A forgotten racehorse trainer who was the first woman in the UK to be issued with a training licence in 1886 is to have a race at The QIPCO Guineas Festival renamed in her honour, The Jockey Club announces today – International Women’s Day.

 

Ellen Chaloner has laid in an unmarked grave in Newmarket Cemetery since her death in 1944, with much of her extraordinary life story unrecorded and forgotten with the passage of time.

 

But now, thanks to a campaign launched by her descendants and supported by The Jockey Club, the ‘First Lady of the Turf’ will have her name deservedly etched into the history books.

 

At an event hosted at The Jockey Club Rooms in Newmarket on March 6th to commemorate Ellen ahead of International Women’s Day, it was announced that the trailblazing trainer’s contribution to the sport would be marked with the permanent renaming of a race on 2000 Guineas Day, Saturday 6th May.

 

The campaign has also enabled the purchase of two new headstones to mark where Ellen and other members of the Chaloner family are buried in Newmarket Cemetery, and will make a contribution toWomen In Racing’s Bursary Fund to support the professional development of women working in racing today.

 

Ellen’s family travelled from all corners of the United Kingdom and Ireland to attend the occasion, where a special episode of Stephen Wallis’ podcast, The Paddock and the Pavillion, was recorded in front of a live audience.

 

Among those in attendance was retired Irish Champion Jump Jockey Charlie Swan, Ellen’s great-great grandson, who said: “When I started riding my mum kept telling me that my great-great grandmother and father used to ride and train horses, but it sort of went over my head a little bit when I was that age.

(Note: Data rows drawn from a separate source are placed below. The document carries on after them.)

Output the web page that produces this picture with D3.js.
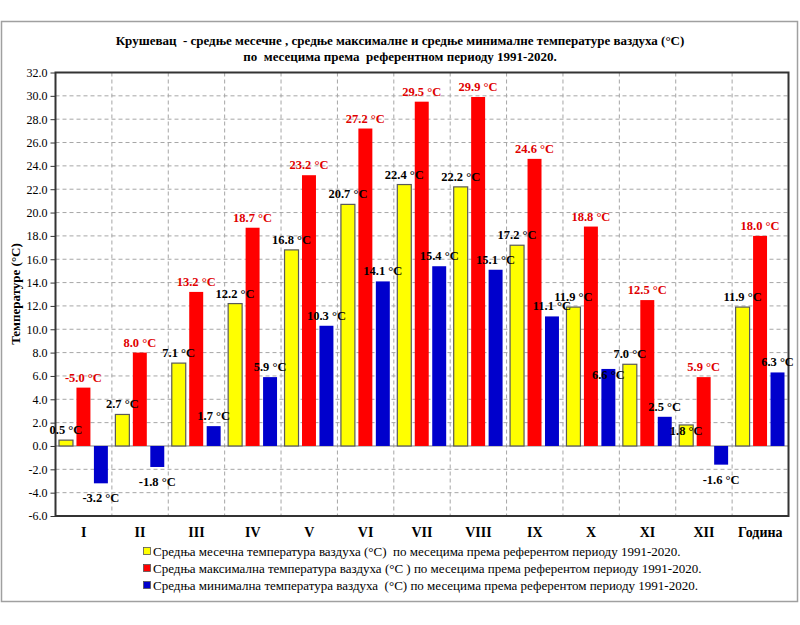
<!DOCTYPE html>
<html>
<head>
<meta charset="UTF-8">
<script src="https://cdn.jsdelivr.net/npm/d3@7"></script>
<style>
	body { margin: 0; background: #fff; }
	svg text { font-family: "Liberation Serif", "DejaVu Serif", serif; white-space: pre; }
	.grid line { stroke: #a6a6a6; stroke-dasharray: 4 3; }
	.tick text { font-size: 12px; fill: #000; }
	.lbl { font-size: 12.5px; font-weight: bold; }
</style>
</head>
<body>
<script>
	// categories (months + year)
	const months = ['I', 'II', 'III', 'IV', 'V', 'VI', 'VII', 'VIII', 'IX', 'X', 'XI', 'XII', 'Година'];

	// series values, °C
	const meanTemp = [0.5, 2.7, 7.1, 12.2, 16.8, 20.7, 22.4, 22.2, 17.2, 11.9, 7.0, 1.8, 11.9];
	const maxTemp  = [5.0, 8.0, 13.2, 18.7, 23.2, 27.2, 29.5, 29.9, 24.6, 18.8, 12.5, 5.9, 18.0];
	const minTemp  = [-3.2, -1.8, 1.7, 5.9, 10.3, 14.1, 15.4, 15.1, 11.1, 6.6, 2.5, -1.6, 6.3];

	// y ticks
	const yTicks = [-6, -4, -2, 0, 2, 4, 6, 8, 10, 12, 14, 16, 18, 20, 22, 24, 26, 28, 30, 32];

	const titleLines = [
		'Крушевац  - средње месечне , средње максималне и средње минималне температуре ваздуха (°C)',
		'по  месецима према  референтном периоду 1991-2020.'
	];
	const legendLabels = [
		'Средња месечна температура ваздуха (°C)  по месецима према референтом периоду 1991-2020.',
		'Средња максимална температура ваздуха (°C ) по месецима према референтом периоду 1991-2020.',
		'Средња минимална температура ваздуха  (°C) по месецима према референтом периоду 1991-2020.'
	];

	const series = [
		{key: 'mean', values: meanTemp, fill: '#ffff00', stroke: '#595959', text: '#000'},
		{key: 'max', values: maxTemp, fill: '#ff0000', stroke: 'none', text: '#e00000'},
		{key: 'min', values: minTemp, fill: '#0000cc', stroke: 'none', text: '#000'}
	];

	const width = 800, height = 625;
	const plot = {left: 55.5, right: 788.5, top: 72.5, bottom: 516};

	const svg = d3.select('body').append('svg')
		.attr('width', width)
		.attr('height', height);

	// outer frame
	svg.append('rect')
		.attr('x', 1.5).attr('y', 21.5)
		.attr('width', 796).attr('height', 580)
		.attr('fill', '#fff').attr('stroke', '#a0a0a0').attr('stroke-width', 1.5);

	// title
	svg.append('g').selectAll('text')
		.data(titleLines)
		.enter().append('text')
			.attr('x', 400)
			.attr('y', (d, i) => 45 + i * 16)
			.attr('text-anchor', 'middle')
			.style('font-size', '13px')
			.style('font-weight', 'bold')
			.text(d => d);

	const x = d3.scaleBand().domain(months).range([plot.left, plot.right]);
	const x1 = d3.scaleBand().domain(series.map(s => s.key))
		.range([3.5, x.bandwidth() - 4]).paddingInner(0.2);
	const y = d3.scaleLinear().domain([-6, 32]).range([plot.bottom, plot.top]);

	// grid
	const grid = svg.append('g').attr('class', 'grid');
	grid.selectAll('.h')
		.data(yTicks.filter(t => t !== 0 && t !== 32 && t !== -6))
		.enter().append('line')
			.attr('x1', plot.left).attr('x2', plot.right)
			.attr('y1', d => y(d)).attr('y2', d => y(d));
	grid.selectAll('.v')
		.data(months.slice(1))
		.enter().append('line')
			.attr('x1', d => x(d)).attr('x2', d => x(d))
			.attr('y1', plot.top).attr('y2', plot.bottom);

	// zero line
	svg.append('line')
		.attr('x1', plot.left).attr('x2', plot.right)
		.attr('y1', y(0)).attr('y2', y(0))
		.attr('stroke', '#808080').attr('stroke-width', 1);

	// bars
	series.forEach(s => {
		svg.append('g').selectAll('rect')
			.data(s.values)
			.enter().append('rect')
				.attr('x', (d, i) => x(months[i]) + x1(s.key))
				.attr('width', x1.bandwidth())
				.attr('y', d => y(Math.max(0, d)))
				.attr('height', d => Math.abs(y(d) - y(0)))
				.attr('fill', s.fill)
				.attr('stroke', s.stroke)
				.attr('stroke-width', 1.2);
	});

	// plot frame
	svg.append('rect')
		.attr('x', plot.left).attr('y', plot.top)
		.attr('width', plot.right - plot.left).attr('height', plot.bottom - plot.top)
		.attr('fill', 'none').attr('stroke', '#333').attr('stroke-width', 2);

	// y axis
	const yAxis = svg.append('g')
		.attr('transform', `translate(${plot.left},0)`)
		.call(d3.axisLeft(y).tickValues(yTicks).tickSize(5).tickPadding(3))
		.attr('font-family', null)
		.attr('font-size', null);
	yAxis.select('.domain').remove();
	yAxis.selectAll('.tick line').attr('stroke', '#333');
	yAxis.selectAll('.tick text').text(d => d3.format('.1f')(d).replace('−', '-'));

	svg.append('text')
		.attr('transform', 'translate(20,294) rotate(-90)')
		.attr('text-anchor', 'middle')
		.style('font-size', '13px')
		.style('font-weight', 'bold')
		.text('Температуре (°C)');

	// x labels
	svg.append('g').selectAll('text')
		.data(months)
		.enter().append('text')
			.attr('x', d => x(d) + x.bandwidth() / 2)
			.attr('y', 537)
			.attr('text-anchor', 'middle')
			.style('font-size', '14px')
			.style('font-weight', 'bold')
			.text(d => d);

	// data labels; a few sit lower, as in the original
	const lowered = {'min-9': 16, 'mean-11': 16};
	series.forEach(s => {
		svg.append('g').selectAll('text')
			.data(s.values)
			.enter().append('text')
				.attr('class', 'lbl')
				.attr('x', (d, i) => x(months[i]) + x1(s.key) + x1.bandwidth() / 2)
				.attr('y', (d, i) => (d >= 0 ? y(d) - 6 : y(d) + 19) + (lowered[s.key + '-' + i] || 0))
				.attr('text-anchor', 'middle')
				.attr('fill', s.text)
				.text((d, i) => (s.key === 'max' && i === 0 ? '-' : '') + d.toFixed(1) + ' °C');
	});

	// legend
	const legend = svg.append('g').selectAll('g')
		.data(series)
		.enter().append('g')
			.attr('transform', (d, i) => `translate(143,${552 + i * 17})`);
	legend.append('rect')
		.attr('x', 0.5).attr('y', -4.5)
		.attr('width', 7).attr('height', 7)
		.attr('fill', d => d.fill)
		.attr('stroke', '#555').attr('stroke-width', 0.8);
	legend.append('text')
		.attr('x', 10).attr('y', 4)
		.style('font-size', '13px')
		.text((d, i) => legendLabels[i]);
</script>
</body>
</html>
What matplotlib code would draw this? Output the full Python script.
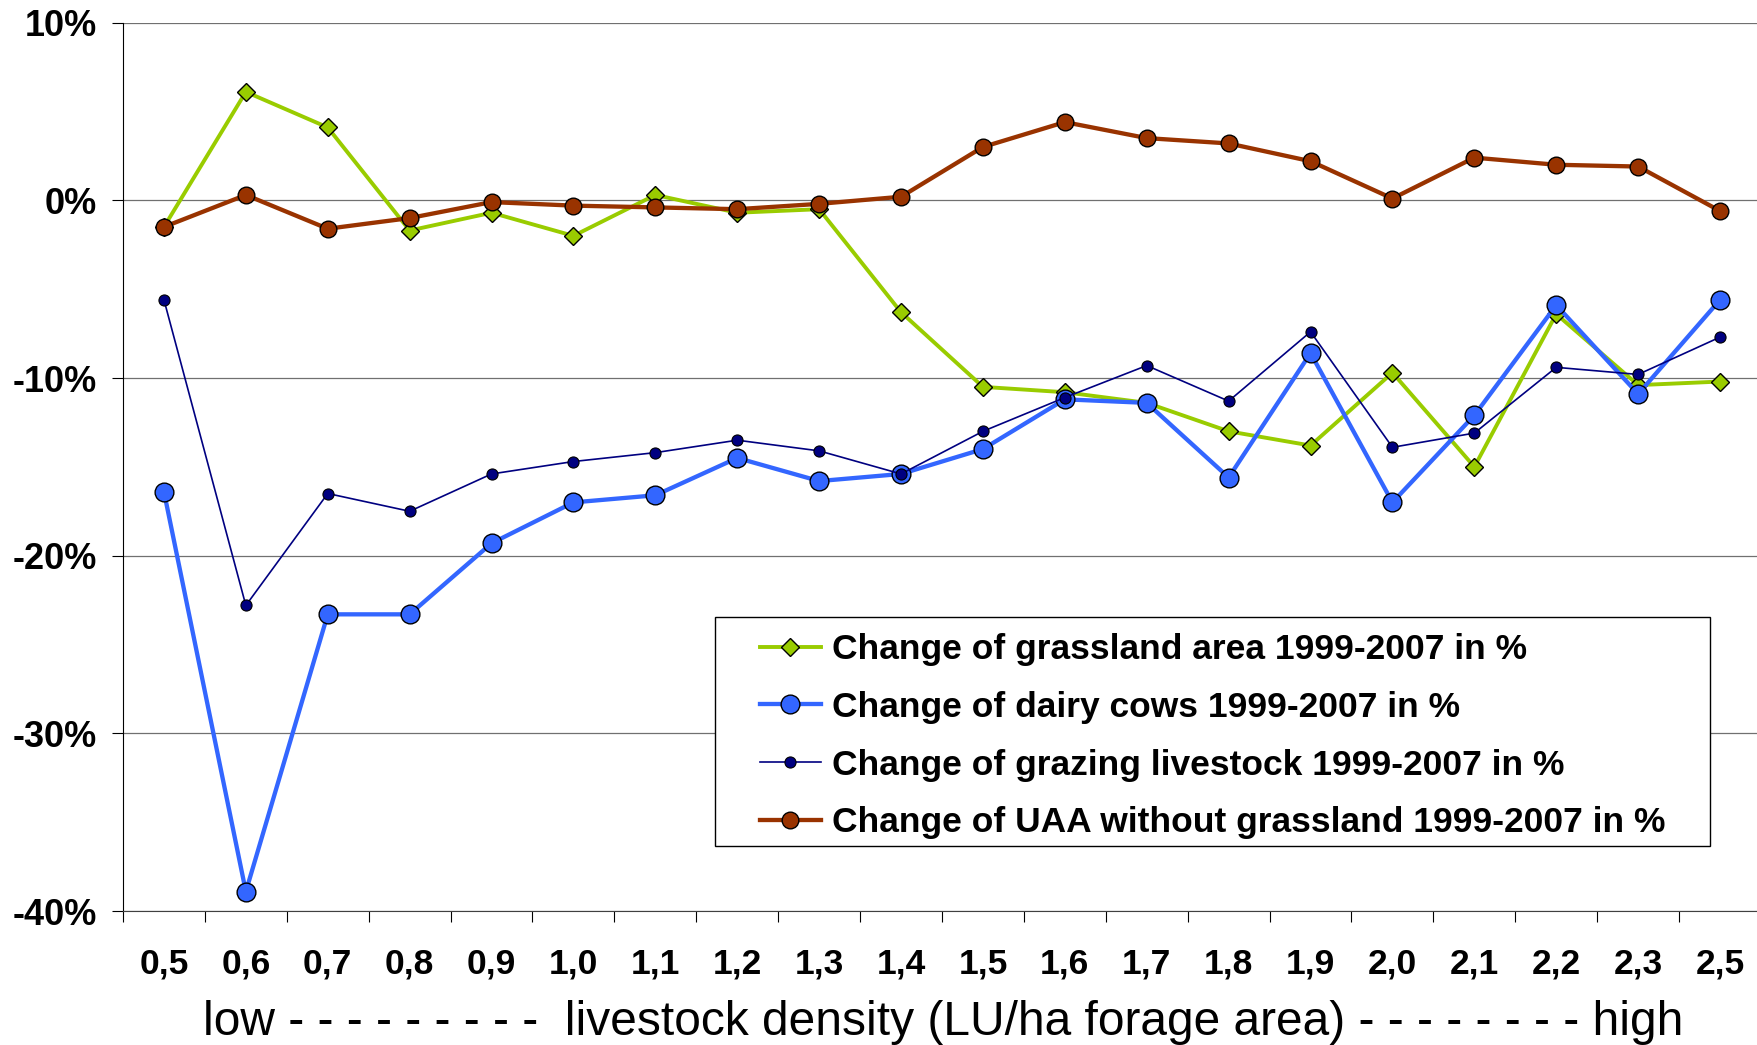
import numpy as np
import matplotlib
matplotlib.use("Agg")
import matplotlib.pyplot as plt
from matplotlib.patches import Rectangle

plt.rcParams['font.family'] = ['Liberation Sans', 'DejaVu Sans']

# livestock density classes (LU/ha forage area)
categories = ['0,5', '0,6', '0,7', '0,8', '0,9', '1,0', '1,1', '1,2', '1,3', '1,4',
              '1,5', '1,6', '1,7', '1,8', '1,9', '2,0', '2,1', '2,2', '2,3', '2,5']

# change 1999-2007 in %
grassland = [-1.5, 6.1, 4.1, -1.7, -0.7, -2.0, 0.3, -0.7, -0.5, -6.3,
             -10.5, -10.8, -11.4, -13.0, -13.8, -9.7, -15.0, -6.4, -10.4, -10.2]
dairy_cows = [-16.4, -38.9, -23.3, -23.3, -19.3, -17.0, -16.6, -14.5, -15.8, -15.4,
              -14.0, -11.2, -11.4, -15.6, -8.6, -17.0, -12.1, -5.9, -10.9, -5.6]
grazing = [-5.6, -22.8, -16.5, -17.5, -15.4, -14.7, -14.2, -13.5, -14.1, -15.4,
           -13.0, -11.1, -9.3, -11.3, -7.4, -13.9, -13.1, -9.4, -9.8, -7.7]
uaa_no_grass = [-1.5, 0.3, -1.6, -1.0, -0.1, -0.3, -0.4, -0.5, -0.2, 0.2,
                3.0, 4.4, 3.5, 3.2, 2.2, 0.1, 2.4, 2.0, 1.9, -0.6]

labels = ['Change of grassland area 1999-2007 in %',
          'Change of dairy cows 1999-2007 in %',
          'Change of grazing livestock 1999-2007 in %',
          'Change of UAA without grassland 1999-2007 in %']

W, H = 1758, 1045
fig = plt.figure(figsize=(W / 100, H / 100), dpi=100)
ax = fig.add_axes([123 / W, 133.9 / H, (1761 - 123) / W, (911.1 - 22.6) / H])

x = np.arange(len(categories))

ax.plot(x, grassland, color='#99CC00', lw=2.8, marker='D', ms=9.5,
        mfc='#99CC00', mec='black', mew=1.0, label=labels[0], zorder=3)
ax.plot(x, dairy_cows, color='#3366FF', lw=3.1, marker='o', ms=13.5,
        mfc='#3366FF', mec='black', mew=1.0, label=labels[1], zorder=3)
ax.plot(x, grazing, color='#000080', lw=1.2, marker='o', ms=8,
        mfc='#000080', mec='black', mew=0.8, label=labels[2], zorder=3)
ax.plot(x, uaa_no_grass, color='#993300', lw=3.1, marker='o', ms=12,
        mfc='#993300', mec='black', mew=1.0, label=labels[3], zorder=3)

ax.set_xlim(-0.5, len(categories) - 0.5)
ax.set_ylim(-40, 10)

# y axis
ax.set_yticks(np.arange(-40, 11, 10))
ax.set_yticklabels([f'{v}%' for v in range(-40, 11, 10)])
ax.tick_params(axis='y', direction='out', length=8, width=0.8, pad=11,
               labelsize=26)
for lab in ax.get_yticklabels():
    lab.set_fontweight('bold')
ax.yaxis.grid(True, color='#707070', lw=0.9)
ax.set_axisbelow(True)

# x axis: ticks between categories, labels centred
ax.set_xticks(np.arange(-0.5, len(categories), 1.0))
ax.set_xticklabels([])
ax.set_xticks(x, minor=True)
ax.set_xticklabels(categories, minor=True, fontsize=25.5, fontweight='bold')
ax.tick_params(axis='x', which='major', direction='out', length=8, width=0.8)
ax.tick_params(axis='x', which='minor', length=0, pad=26)

for s in ['top', 'right']:
    ax.spines[s].set_visible(False)
ax.spines['left'].set_color('black')
ax.spines['bottom'].set_color('#404040')

fig.text(943 / W, 10 / H,
         'low - - - - - - - - -  livestock density (LU/ha forage area) - - - - - - - - high',
         ha='center', va='baseline', fontsize=34.5)

# legend box
box = Rectangle((715 / W, 1 - 846 / H), (1710 - 715) / W, (846 - 617) / H,
                transform=fig.transFigure, facecolor='white', edgecolor='black',
                lw=1.0, zorder=4.5, clip_on=False)
ax.add_patch(box)
leg = ax.legend(loc='upper left', bbox_to_anchor=(760 / W, 1 - 633 / H),
                bbox_transform=fig.transFigure, frameon=False, borderpad=0,
                borderaxespad=0, handlelength=1.72, handletextpad=0.3,
                labelspacing=0.7, prop={'size': 25.5, 'weight': 'bold'})
leg.set_zorder(5)

fig.savefig('out.png', dpi=100)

I didn’t really think about it.

 

“It’s only in the last few years that I suddenly realised where my riding talents probably came from.”

 

Swan added: “It’s fantastic that Ellen is getting some recognition and hopefully we’ll make it there on the day.”

 

During the event to honour Ellen’s place in the history of British Racing, a portrait was unveiled which will be on display at Newmarket’s Rowley Mile racecourse.